– Солдат! Мужчина!
Степан только закатил глаза в ответ, усилием воли стараясь избавиться от сладкого привкуса во рту. Его кадык продолжал двигаться вверх-вниз, имитируя движение лифта в оживленном здании, унося последние воспоминания о чае поглубже в нутро.
Тома вскинула руку и наигранно удивилась:
– Святой еретик, почти девять часов! Обход уже вот-вот начнется! Стенька, давай живее в палату!
Она помогла пациенту встать и провела его в коридор, в темном углу которого пряталась Наталия, выжидая, пока Степан покинет помещение. Та не могла смотреть в его умирающие глаза без внутренней дрожи, дрожи человека, который ощущает свою вину перед озером за то, что наступила зима, и тому придется замерзнуть.
Тома придала Степану ускорение в направлении его палаты и в назидание добавила:
– На укол жду тебя сразу после обхода!
Степан кивнул всей верхней частью тела и пошел в палату. Халат выглядел на нем так, словно был повешен на вешалку. Он долго "побирался у стены", прося у нее поддержки и помощи в своем нелегком пути, пока не ощутил лицом поток холода, струившийся из его палаты. Там его встретила аккуратно заправленная, на солдатский манер, кровать с чистым бельем, которое в его отсутствие заменила баба Нина. Степан на несколько шагов лишился бесстрастной поддержки стены и, стараясь не заваливаться в сторону, сделал несколько пружинистых шагов, чтобы поскорее оторваться от "больно давившего в ноги пола". Он рухнул на кровать и блаженно закрыл глаза. В ближайшие тридцать минут его никто не побеспокоит, так как его палата была одной из последних при еженедельном обходе. Суставы, ощутив изменение вектора давления, "начали что-то петь о свободе". Тонкие ниточки оставшихся на его теле мышц принялись содрогаться в судорогах после тяжелых нагрузок. Живот неприятно надулся от чашки чая, которая заполнила все внутреннее пространство пищеварительных органов, и мешал найти удобное положение. Но через пару минут веки Степана ощутили "смолистую липучесть" из-за всех увиденных этим утром образов, похожих на "черно-белые рисунки, нарисованные цветными карандашами", которые копошились в его сознании, набегая друг на друга. Вскоре он уснул.
Одеяло сна было бесцеремонно сдернуто с него вошедшими докторами. Первым был Федор Никитович, а второго Степан увидел впервые в жизни.
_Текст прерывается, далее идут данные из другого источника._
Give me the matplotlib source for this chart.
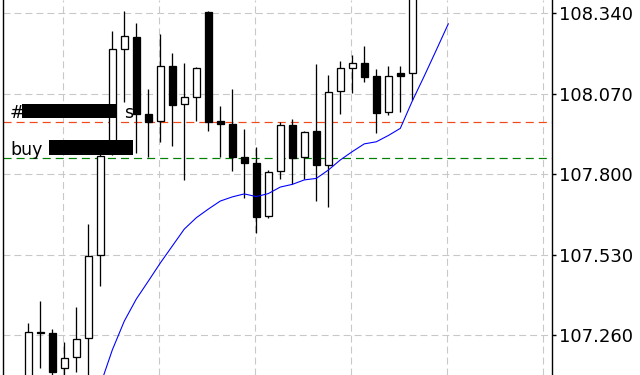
import numpy as np
import matplotlib
matplotlib.use("Agg")
import matplotlib.pyplot as plt
from matplotlib.patches import Rectangle

plt.rcParams['lines.scale_dashes'] = False
plt.rcParams['font.family'] = ['DejaVu Sans']

# ---- data ----
opens = [107.092, 107.272, 107.267, 107.149, 107.186, 107.250, 107.529, 107.871, 108.220, 108.261,
         108.001, 107.978, 108.163, 108.035, 108.061, 108.344, 107.978, 107.969, 107.858, 107.838,
         107.659, 107.810, 107.964, 107.857, 107.944, 107.832, 108.079, 108.156, 108.174, 108.129,
         108.008, 108.140, 108.139]
highs = [107.300, 107.374, 107.280, 107.238, 107.355, 107.633, 107.868, 108.281, 108.348, 108.308,
         108.086, 108.271, 108.207, 108.174, 108.159, 108.348, 108.029, 108.086, 107.952, 107.892,
         107.814, 107.977, 107.986, 107.945, 108.170, 108.133, 108.180, 108.201, 108.231, 108.154,
         108.164, 108.164, 108.470]
lows = [107.059, 107.149, 107.092, 107.109, 107.136, 107.109, 107.426, 107.863, 108.044, 107.872,
        107.859, 107.909, 107.896, 107.782, 107.978, 107.946, 107.859, 107.812, 107.721, 107.604,
        107.652, 107.785, 107.766, 107.783, 107.711, 107.691, 108.003, 108.074, 108.111, 107.940,
        108.000, 108.010, 108.049]
closes = [107.271, 107.268, 107.137, 107.183, 107.247, 107.525, 107.861, 108.220, 108.264, 108.001,
          107.977, 108.163, 108.034, 108.061, 108.156, 107.977, 107.970, 107.859, 107.839, 107.657,
          107.807, 107.964, 107.856, 107.941, 107.832, 108.075, 108.156, 108.173, 108.128, 108.007,
          108.129, 108.131, 108.453]

ma_start = 6
ma_values = [107.092, 107.210, 107.307, 107.381, 107.441, 107.502, 107.559, 107.616, 107.654, 107.683,
             107.710, 107.724, 107.734, 107.725, 107.735, 107.757, 107.766, 107.781, 107.786, 107.814,
             107.848, 107.876, 107.902, 107.909, 107.930, 107.954, 108.046, 108.130, 108.217, 108.305]

sell_level = 107.9765
buy_level = 107.8546

ytick_values = [108.34, 108.07, 107.80, 107.53, 107.26]
ytick_labels = ['108.340', '108.070', '107.800', '107.530', '107.260']

# ---- figure ----
W, H = 640, 375
fig = plt.figure(figsize=(W / 100, H / 100), dpi=100)
fig.patch.set_facecolor('white')
ax_left, ax_right = 3.0, 551.5
ax = fig.add_axes([ax_left / W, 0, (ax_right - ax_left) / W, 1])
ax.set_facecolor('white')

n = len(opens)
x = np.arange(n)
o = np.array(opens); c = np.array(closes)
hi = np.array(highs); lo = np.array(lows)
up = c >= o

px = 0.72  # one pixel in points
# wicks
ax.vlines(x, lo, hi, color='black', lw=1.3 * px, zorder=3)
# bodies
body_w = 0.62
bottoms = np.minimum(o, c)
heights = np.abs(c - o)
ax.bar(x[up], heights[up], bottom=bottoms[up], width=body_w, color='white',
       edgecolor='black', linewidth=1.3 * px, zorder=4)
ax.bar(x[~up], heights[~up], bottom=bottoms[~up], width=body_w, color='black',
       edgecolor='black', linewidth=1.3 * px, zorder=4)

# moving average (shifted)
ma_x = np.arange(ma_start, ma_start + len(ma_values))
ax.plot(ma_x, ma_values, color='#0000FF', lw=1.1 * px, zorder=5)

# order lines
ax.axhline(sell_level, color='#F04A1A', lw=1.2 * px, dashes=(5.8, 3.6), zorder=2)
ax.axhline(buy_level, color='#008000', lw=1.2 * px, dashes=(5.8, 3.6), zorder=2)

# axes limits
ax.set_xlim(-2.108, 43.6)
ax.set_ylim(107.126, 108.385)

# grid
ax.set_xticks(np.arange(3, 44, 8) - 0.07)
ax.set_xticklabels([])
ax.tick_params(axis='x', length=0)
ax.set_yticks(ytick_values)
ax.set_yticklabels(ytick_labels)
ax.yaxis.tick_right()
ax.tick_params(axis='y', direction='out', length=3, width=1.0, pad=2.5,
               labelsize=13, colors='black')
ax.grid(True, color='#c8c8c8', lw=1.1 * px, dashes=(5.0, 2.9), zorder=1)
ax.set_axisbelow(True)

for s in ['top', 'bottom']:
    ax.spines[s].set_visible(False)
for s in ['left', 'right']:
    ax.spines[s].set_color('black')
    ax.spines[s].set_linewidth(1.4 * px)

# labels with redaction boxes (pixel layout)
def fx(p):
    return p / W

def fy(p):
    return 1 - p / H

fig.text(fx(10), fy(117.7), '#', fontsize=12.5, va='baseline', ha='left', zorder=6)
fig.text(fx(124.5), fy(117.7), 's', fontsize=12.5, va='baseline', ha='left', zorder=6)
fig.text(fx(10), fy(155), 'buy', fontsize=12.5, va='baseline', ha='left', zorder=6)
for (x0, y0, x1, y1) in [(21.7, 104.3, 116.7, 118.3), (49.3, 140.0, 132.7, 155.0)]:
    fig.patches.append(Rectangle((fx(x0), fy(y1)), (x1 - x0) / W, (y1 - y0) / H,
                                 transform=fig.transFigure, figure=fig,
                                 facecolor='black', edgecolor='none', zorder=5))

fig.savefig('out.png', dpi=100)
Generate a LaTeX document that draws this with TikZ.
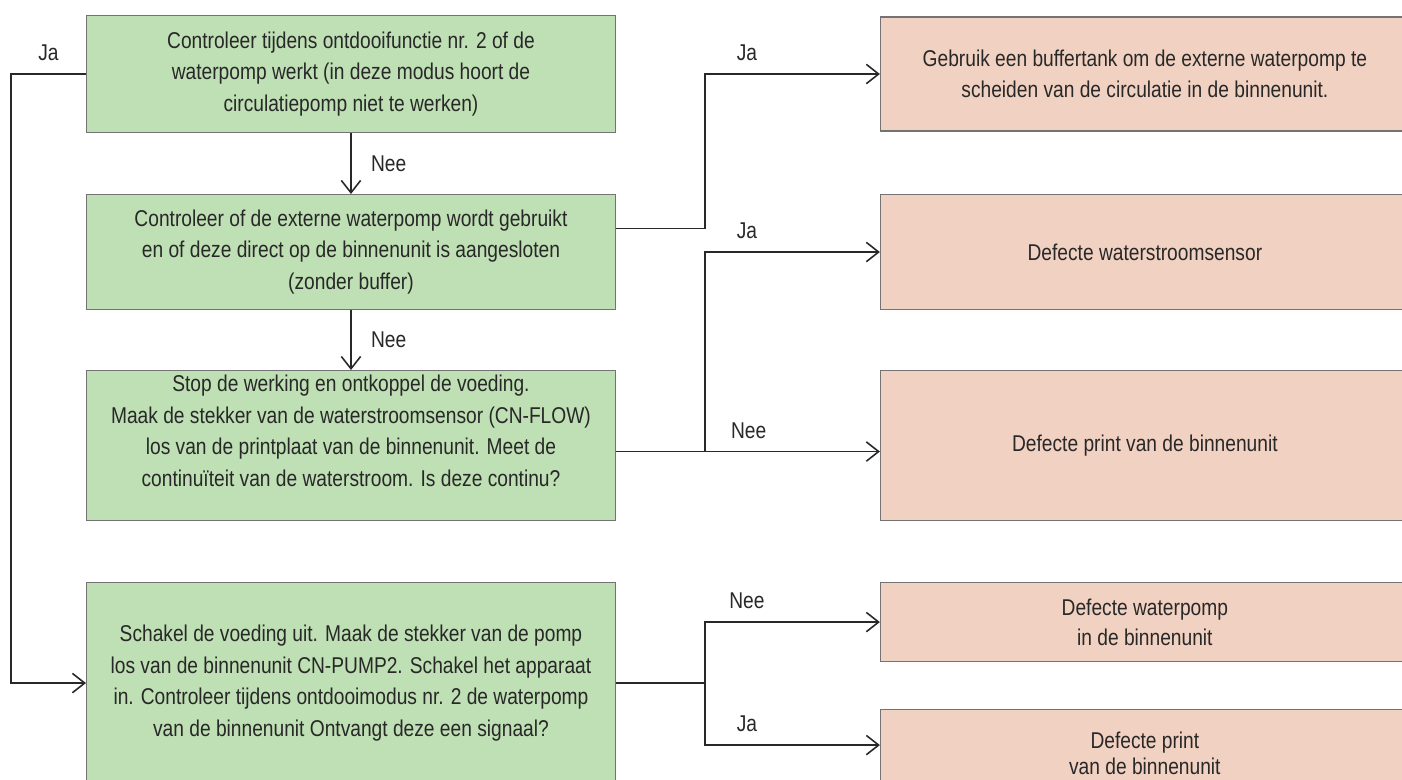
\documentclass[tikz,border=0pt]{standalone}
\usepackage{fontspec}
\setmainfont[FakeStretch=0.84]{Liberation Sans}
\usetikzlibrary{arrows.meta}
\usetikzlibrary{positioning}
\usepackage{xcolor}
\definecolor{checkgreen}{RGB}{191,223,180}
\definecolor{faultpink}{RGB}{241,209,193}
\definecolor{inkgray}{RGB}{40,40,40}

\begin{document}
\begin{tikzpicture}[x=0.02cm, y=-0.02cm, >={Straight Barb[length=7pt,width=11pt]},
  every node/.style={text=inkgray, font=\fontsize{13}{18}\selectfont},
  check/.style={draw=black!55, line width=0.6pt, fill=checkgreen, minimum width=10.58cm, align=center, inner sep=0pt},
  fault/.style={draw=black!55, line width=0.6pt, fill=faultpink, minimum width=10.58cm, align=center, inner sep=0pt},
  lbl/.style={inner sep=3pt},
  wire/.style={line width=0.9pt, draw=inkgray},
  flow/.style={wire, ->}]
  \useasboundingbox (0,0) rectangle (1402,780);

  % Checks on the left
  \node[check, minimum height=2.34cm, anchor=north west] (c1) at (86,15)
    {Controleer tijdens ontdooifunctie nr. 2 of de\\waterpomp werkt (in deze modus hoort de\\circulatiepomp niet te werken)};
  \node[check, minimum height=2.3cm] (c2) [below=1.22cm of c1]
    {Controleer of de externe waterpomp wordt gebruikt\\en of deze direct op de binnenunit is aangesloten\\(zonder buffer)};
  \node[check, minimum height=3cm, text depth=0.6cm] (c3) [below=1.2cm of c2]
    {Stop de werking en ontkoppel de voeding.\\Maak de stekker van de waterstroomsensor (CN-FLOW)\\los van de printplaat van de binnenunit. Meet de\\continuïteit van de waterstroom. Is deze continu?};
  \node[check, minimum height=4.02cm] (c4) [below=1.22cm of c3]
    {Schakel de voeding uit. Maak de stekker van de pomp\\los van de binnenunit CN-PUMP2. Schakel het apparaat\\in. Controleer tijdens ontdooimodus nr. 2 de waterpomp\\van de binnenunit Ontvangt deze een signaal?};

  % Faults on the right
  \node[fault, minimum height=2.28cm] (f1) [right=5.28cm of c1]
    {Gebruik een buffertank om de externe waterpomp te\\scheiden van de circulatie in de binnenunit.};
  \node[fault, minimum height=2.3cm] (f2) [right=5.28cm of c2] {Defecte waterstroomsensor};
  \node[fault, minimum height=3cm] (f3) [right=5.28cm of c3] {Defecte print van de binnenunit};
  \node[fault, minimum height=1.58cm] (f4) [right=5.28cm of c4.north east, anchor=north west]
    {Defecte waterpomp\\[-1pt]in de binnenunit};
  \node[fault, minimum height=1.75cm] (f5) [below=0.94cm of f4]
    {Defecte print\\[-3pt]van de binnenunit};

  \coordinate (j2) at ([xshift=1.78cm, yshift=-0.12cm]c3.east);
  \coordinate (j3) at ([xshift=1.78cm]c4.east);

  \draw[flow] (c1.west) -- node[lbl, above=4pt] {Ja} ++(-1.5cm,0) |- (c4);
  \draw[flow] (c1) -- node[lbl, right=8pt] {Nee} (c2);
  \draw[flow] (c2) -- node[lbl, right=8pt] {Nee} (c3);
  \draw[flow] ([yshift=0.47cm]c2.east) -- ++(1.78cm,0) |- node[lbl, above=4pt, pos=0.62] {Ja} (f1);

  \draw[wire] ([yshift=-0.12cm]c3.east) -- (j2);
  \draw[flow] (j2) -- node[lbl, above=4pt, pos=0.25] {Nee} (j2 -| f3.west);
  \draw[flow] (j2) |- node[lbl, above=4pt, pos=0.62] {Ja} (f2);

  \draw[wire] (c4) -- (j3);
  \draw[flow] (j3) |- node[lbl, above=4pt, pos=0.62] {Nee} (f4);
  \draw[flow] (j3) |- node[lbl, above=4pt, pos=0.62] {Ja} ([yshift=-0.72cm]f5.north west);
\end{tikzpicture}
\end{document}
– Так-с. Палата четыреста семь. Здесь у нас Степан Разин, – деловито перелистывая личное дело пациента, сообщил главврач своему коллеге.
У молодого врача округлились глаза.
– Даже такие у вас есть? Ничего себе.
– Да нет, это его настоящее имя. Родители выдались у него специфические, – хмыкнул Федор Никитович.
Степан пытался навести резкость на молодом докторе, но туман сонливости не желал рассеиваться.
– У данного пациента определена копрофобия в очень острой и сложной форме, тяжелый невроз, – деловито продолжил Федор Никитович. – Этиология заболевания – детская травма. Мои коллеги склонны высказывать мнение о пренатальных факторах, но я лично считаю, что патогенез напрямую связан с действиями родителей, когда пациенту было три-четыре года. Что еще сказать... Назначены медикаментозное лечение и психологическая терапия, которые действия не возымели никакого. Лекарства этому пациенту я отменил. Прогноз, скажу вам честно, неуте...
– Кхе... Федор Никитович, может не при пациенте, все же?
– Хм. Ну, вы правы. Правда, Степану нашему... А, ладно. Разберетесь, – взгляд главврача скользнул по палате и остановился на дерзнувших покуситься на его авторитет миске с чашкой, которые стояли на столе. – А это почему здесь?
Степан не понял, что вопрос был задан ему, поэтому даже не повернул голову.
– Степан?!
– М? – он сделал пол оборота головой.
– Я же ясно распорядился не иметь никакой личной посуды! Почему у вас посуда на столе?
– Не знаю, это не моя.
– А чья? Моя что ли?
Степан вновь промолчал.
– Я выясню, Федор Никитович, – решил поискать компромисс молодой врач.
– Ну ладно, выясняйте. И помните, личные вещи запрещены.